• **EXERCISE BRIEF**: Will you write out the data exactly, excluding every picture?
----
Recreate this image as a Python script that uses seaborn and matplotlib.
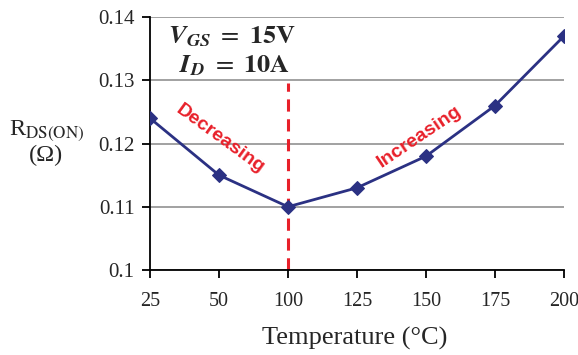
import numpy as np
import pandas as pd
import matplotlib
matplotlib.use("Agg")
import matplotlib.pyplot as plt
import seaborn as sns

temps = ["25", "50", "100", "125", "150", "175", "200"]
rds_on = [0.124, 0.115, 0.110, 0.113, 0.118, 0.126, 0.137]
yticks = [0.10, 0.11, 0.12, 0.13, 0.14]
ytick_labels = ["0.1", "0.11", "0.12", "0.13", "0.14"]

sns.set_theme(style="white")
plt.rcParams["font.family"] = ["Liberation Serif", "DejaVu Serif"]
plt.rcParams["mathtext.fontset"] = "stix"

df = pd.DataFrame({"pos": np.arange(len(temps)), "r": rds_on})

fig = plt.figure(figsize=(5.78, 3.55), dpi=100)
ax = fig.add_axes([0.2595, 0.2394, 0.9758 - 0.2595, 0.952 - 0.2394])

ax.yaxis.grid(True, color="#9a9a9a", linewidth=1.3)
ax.set_axisbelow(True)

sns.lineplot(data=df, x="pos", y="r", ax=ax, color="#2b3183", linewidth=2,
             marker="D", markersize=7.5, markeredgecolor="#2b3183", zorder=3)

i100 = temps.index("100")
ax.plot([i100, i100], [0.10, 0.1295], color="#e8202a", linestyle=(0, (4, 2.5)),
        linewidth=2.2, zorder=2)

ax.set_xlim(0, len(temps) - 1)
ax.set_ylim(0.10, 0.14)
ax.set_xticks(np.arange(len(temps)))
ax.set_xticklabels(temps)
ax.set_yticks(yticks)
ax.set_yticklabels(ytick_labels)
ax.tick_params(axis="both", direction="out", length=6, width=1.3, color="black",
               labelsize=15, pad=5, bottom=True, left=True)
ax.tick_params(axis="x", pad=10, labelsize=14.5)

for s in ["top", "right"]:
    ax.spines[s].set_visible(False)
for s in ["left", "bottom"]:
    ax.spines[s].set_color("black")
    ax.spines[s].set_linewidth(1.3)

ax.set_xlabel("")
ax.set_ylabel("")
fig.text(0.614, 1 - 345 / 355, "Temperature (°C)", fontsize=19, ha="center",
         va="baseline")
fig.text(0.08, 0.60, "R$_{\\mathrm{DS(ON)}}$\n(Ω)", fontsize=17.5, ha="center",
         va="center", linespacing=1.15)

ax.text(1.19, 0.1359, r"$\mathbfit{V}_{\mathbfit{GS}}\ =\ \mathbf{15V}$", fontsize=19,
        ha="center", va="baseline")
ax.text(1.23, 0.13125, r"$\mathbfit{I}_{\mathbfit{D}}\ =\ \mathbf{10A}$", fontsize=19,
        ha="center", va="baseline")

ax.text(1.02, 0.1207, "Decreasing", color="#e8202a", fontsize=14, fontweight="bold",
        family=["Liberation Sans", "DejaVu Sans"], rotation=-36, ha="center", va="center")
ax.text(3.9, 0.1211, "Increasing", color="#e8202a", fontsize=14, fontweight="bold",
        family=["Liberation Sans", "DejaVu Sans"], rotation=34, ha="center", va="center")

fig.savefig("out.png", dpi=100)
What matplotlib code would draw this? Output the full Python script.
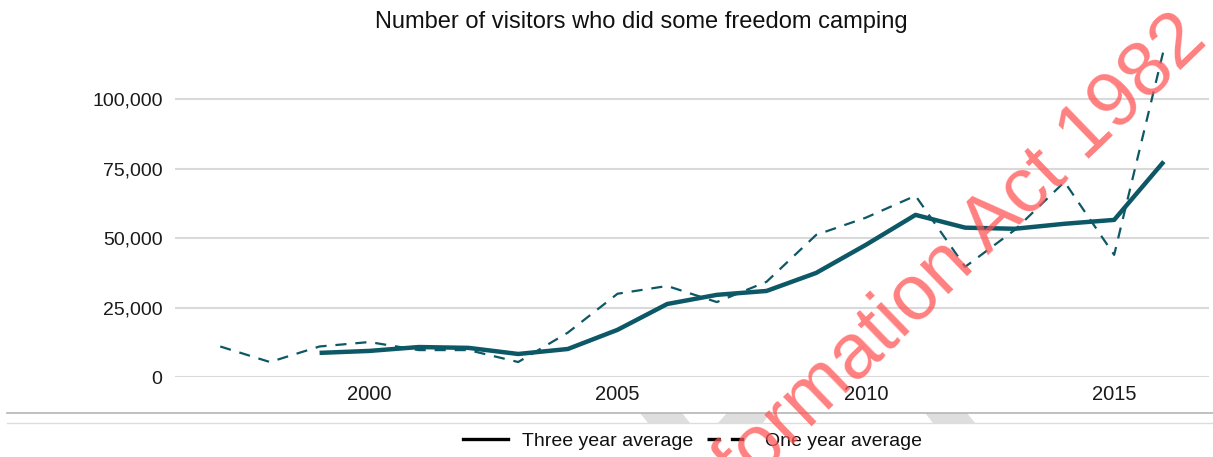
import matplotlib.pyplot as plt
import matplotlib.ticker as mticker
from matplotlib.lines import Line2D
from matplotlib.patches import Polygon

plt.rcParams['font.family'] = ['Liberation Sans', 'DejaVu Sans']

# data
years_one = list(range(1997, 2017))
one_year = [11000, 5400, 11000, 12600, 9700, 9700, 5400, 16000, 30000, 32800,
            27000, 34300, 51200, 57400, 65300, 39700, 53000, 70300, 44000, 118000]
years_three = list(range(1999, 2017))
three_year = [8700, 9400, 10800, 10500, 8300, 10100, 17000, 26300, 29600, 31000,
              37500, 47600, 58400, 53800, 53400, 55200, 56600, 77600]
xticks = [2000, 2005, 2010, 2015]
yticks = [0, 25000, 50000, 75000, 100000]

teal = '#0d5866'
W, H = 1213, 457

fig = plt.figure(figsize=(12.13, 4.57), dpi=100)
ax = fig.add_axes([0.1443, 0.175, 0.852, 0.729])

ax.plot(years_three, three_year, color=teal, lw=3.2, solid_capstyle='butt', zorder=3)
ax.plot(years_one, one_year, color=teal, lw=1.6, dashes=(5, 4), zorder=2, clip_on=False)

ax.set_xlim(1996.09, 2016.9)
ax.set_ylim(0, 120000)
ax.set_xticks(xticks)
ax.set_yticks(yticks)
ax.yaxis.set_major_formatter(mticker.FuncFormatter(lambda v, p: f'{int(v):,}'))
ax.grid(axis='y', color='#d9d9d9', lw=1.5)
ax.set_axisbelow(True)
for s in ax.spines.values():
    s.set_visible(False)
ax.tick_params(length=0, labelsize=14, colors='#1a1a1a')
ax.tick_params(axis='x', pad=6, labelsize=14.5)
ax.tick_params(axis='y', pad=9)

fig.text(0.529, 0.952, 'Number of visitors who did some freedom camping',
         ha='center', va='center', fontsize=17, color='#111111')

handles = [Line2D([], [], color='black', lw=2.4),
           Line2D([], [], color='black', lw=2.4, dashes=(4, 3))]
fig.legend(handles, ['Three year average', 'One year average'], loc='center',
           bbox_to_anchor=(0.571, 0.035), ncol=2, frameon=False, fontsize=14,
           handlelength=2.3, columnspacing=0.7, handletextpad=0.7,
           labelcolor='#111111')

# page separator lines and grey stripes
y0, y1 = 1 - 413 / H, 1 - 423 / H
fig.add_artist(Line2D([7 / W, 1], [y0, y0], color='#b5b5b5', lw=1.2))
fig.add_artist(Line2D([7 / W, 1], [y1, y1], color='#dddddd', lw=1.0))
stripes = [(640, 682, 690, 648), (727, 770, 763, 718), (925, 967, 975, 933)]
for xa, xb, xc, xd in stripes:
    fig.add_artist(Polygon([(xa / W, y0), (xb / W, y0), (xc / W, y1), (xd / W, y1)],
                           closed=True, facecolor='#dedede', edgecolor='none',
                           transform=fig.transFigure, zorder=0))

# watermark
fig.text(0.49, -0.33, 'Released under the Official Information Act 1982', rotation=44,
         fontsize=56, color='#ff5555', alpha=0.75, ha='center', va='center',
         rotation_mode='anchor', zorder=10)

fig.savefig('out.png', dpi=100)
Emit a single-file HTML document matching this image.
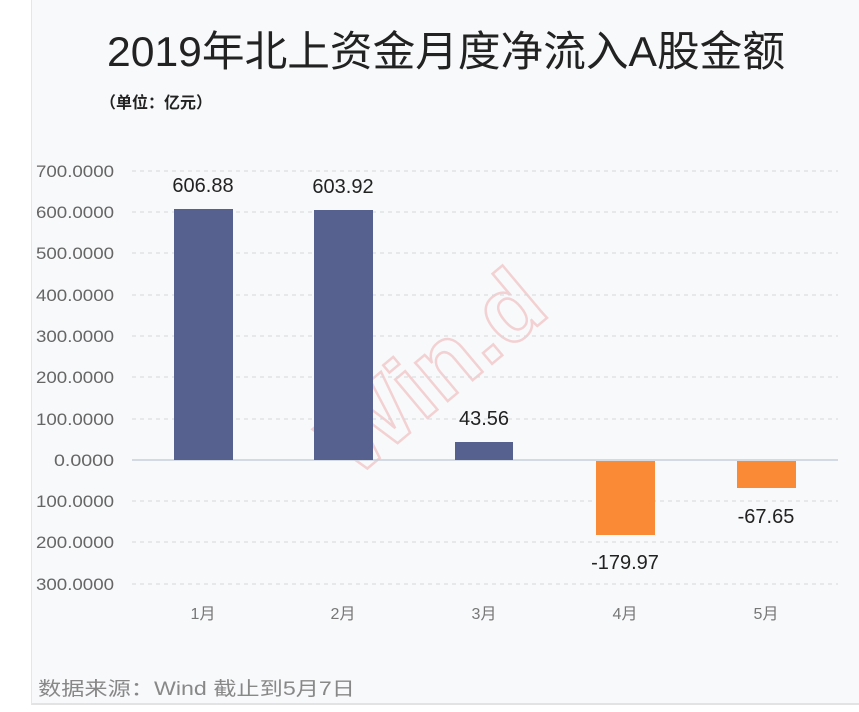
----
• **EXPECTED ANSWER**:
Recreate this image as a Python script that uses seaborn and matplotlib.
import numpy as np
import pandas as pd
import matplotlib
matplotlib.use("Agg")
import matplotlib.pyplot as plt
import seaborn as sns

temps = ["25", "50", "100", "125", "150", "175", "200"]
rds_on = [0.124, 0.115, 0.110, 0.113, 0.118, 0.126, 0.137]
yticks = [0.10, 0.11, 0.12, 0.13, 0.14]
ytick_labels = ["0.1", "0.11", "0.12", "0.13", "0.14"]

sns.set_theme(style="white")
plt.rcParams["font.family"] = ["Liberation Serif", "DejaVu Serif"]
plt.rcParams["mathtext.fontset"] = "stix"

df = pd.DataFrame({"pos": np.arange(len(temps)), "r": rds_on})

fig = plt.figure(figsize=(5.78, 3.55), dpi=100)
ax = fig.add_axes([0.2595, 0.2394, 0.9758 - 0.2595, 0.952 - 0.2394])

ax.yaxis.grid(True, color="#9a9a9a", linewidth=1.3)
ax.set_axisbelow(True)

sns.lineplot(data=df, x="pos", y="r", ax=ax, color="#2b3183", linewidth=2,
             marker="D", markersize=7.5, markeredgecolor="#2b3183", zorder=3)

i100 = temps.index("100")
ax.plot([i100, i100], [0.10, 0.1295], color="#e8202a", linestyle=(0, (4, 2.5)),
        linewidth=2.2, zorder=2)

ax.set_xlim(0, len(temps) - 1)
ax.set_ylim(0.10, 0.14)
ax.set_xticks(np.arange(len(temps)))
ax.set_xticklabels(temps)
ax.set_yticks(yticks)
ax.set_yticklabels(ytick_labels)
ax.tick_params(axis="both", direction="out", length=6, width=1.3, color="black",
               labelsize=15, pad=5, bottom=True, left=True)
ax.tick_params(axis="x", pad=10, labelsize=14.5)

for s in ["top", "right"]:
    ax.spines[s].set_visible(False)
for s in ["left", "bottom"]:
    ax.spines[s].set_color("black")
    ax.spines[s].set_linewidth(1.3)

ax.set_xlabel("")
ax.set_ylabel("")
fig.text(0.614, 1 - 345 / 355, "Temperature (°C)", fontsize=19, ha="center",
         va="baseline")
fig.text(0.08, 0.60, "R$_{\\mathrm{DS(ON)}}$\n(Ω)", fontsize=17.5, ha="center",
         va="center", linespacing=1.15)

ax.text(1.19, 0.1359, r"$\mathbfit{V}_{\mathbfit{GS}}\ =\ \mathbf{15V}$", fontsize=19,
        ha="center", va="baseline")
ax.text(1.23, 0.13125, r"$\mathbfit{I}_{\mathbfit{D}}\ =\ \mathbf{10A}$", fontsize=19,
        ha="center", va="baseline")

ax.text(1.02, 0.1207, "Decreasing", color="#e8202a", fontsize=14, fontweight="bold",
        family=["Liberation Sans", "DejaVu Sans"], rotation=-36, ha="center", va="center")
ax.text(3.9, 0.1211, "Increasing", color="#e8202a", fontsize=14, fontweight="bold",
        family=["Liberation Sans", "DejaVu Sans"], rotation=34, ha="center", va="center")

fig.savefig("out.png", dpi=100)
What matplotlib code would draw this? Output the full Python script.
import matplotlib.pyplot as plt
import matplotlib.ticker as mticker
from matplotlib.lines import Line2D
from matplotlib.patches import Polygon

plt.rcParams['font.family'] = ['Liberation Sans', 'DejaVu Sans']

# data
years_one = list(range(1997, 2017))
one_year = [11000, 5400, 11000, 12600, 9700, 9700, 5400, 16000, 30000, 32800,
            27000, 34300, 51200, 57400, 65300, 39700, 53000, 70300, 44000, 118000]
years_three = list(range(1999, 2017))
three_year = [8700, 9400, 10800, 10500, 8300, 10100, 17000, 26300, 29600, 31000,
              37500, 47600, 58400, 53800, 53400, 55200, 56600, 77600]
xticks = [2000, 2005, 2010, 2015]
yticks = [0, 25000, 50000, 75000, 100000]

teal = '#0d5866'
W, H = 1213, 457

fig = plt.figure(figsize=(12.13, 4.57), dpi=100)
ax = fig.add_axes([0.1443, 0.175, 0.852, 0.729])

ax.plot(years_three, three_year, color=teal, lw=3.2, solid_capstyle='butt', zorder=3)
ax.plot(years_one, one_year, color=teal, lw=1.6, dashes=(5, 4), zorder=2, clip_on=False)

ax.set_xlim(1996.09, 2016.9)
ax.set_ylim(0, 120000)
ax.set_xticks(xticks)
ax.set_yticks(yticks)
ax.yaxis.set_major_formatter(mticker.FuncFormatter(lambda v, p: f'{int(v):,}'))
ax.grid(axis='y', color='#d9d9d9', lw=1.5)
ax.set_axisbelow(True)
for s in ax.spines.values():
    s.set_visible(False)
ax.tick_params(length=0, labelsize=14, colors='#1a1a1a')
ax.tick_params(axis='x', pad=6, labelsize=14.5)
ax.tick_params(axis='y', pad=9)

fig.text(0.529, 0.952, 'Number of visitors who did some freedom camping',
         ha='center', va='center', fontsize=17, color='#111111')

handles = [Line2D([], [], color='black', lw=2.4),
           Line2D([], [], color='black', lw=2.4, dashes=(4, 3))]
fig.legend(handles, ['Three year average', 'One year average'], loc='center',
           bbox_to_anchor=(0.571, 0.035), ncol=2, frameon=False, fontsize=14,
           handlelength=2.3, columnspacing=0.7, handletextpad=0.7,
           labelcolor='#111111')

# page separator lines and grey stripes
y0, y1 = 1 - 413 / H, 1 - 423 / H
fig.add_artist(Line2D([7 / W, 1], [y0, y0], color='#b5b5b5', lw=1.2))
fig.add_artist(Line2D([7 / W, 1], [y1, y1], color='#dddddd', lw=1.0))
stripes = [(640, 682, 690, 648), (727, 770, 763, 718), (925, 967, 975, 933)]
for xa, xb, xc, xd in stripes:
    fig.add_artist(Polygon([(xa / W, y0), (xb / W, y0), (xc / W, y1), (xd / W, y1)],
                           closed=True, facecolor='#dedede', edgecolor='none',
                           transform=fig.transFigure, zorder=0))

# watermark
fig.text(0.49, -0.33, 'Released under the Official Information Act 1982', rotation=44,
         fontsize=56, color='#ff5555', alpha=0.75, ha='center', va='center',
         rotation_mode='anchor', zorder=10)

fig.savefig('out.png', dpi=100)
Emit a single-file HTML document matching this image.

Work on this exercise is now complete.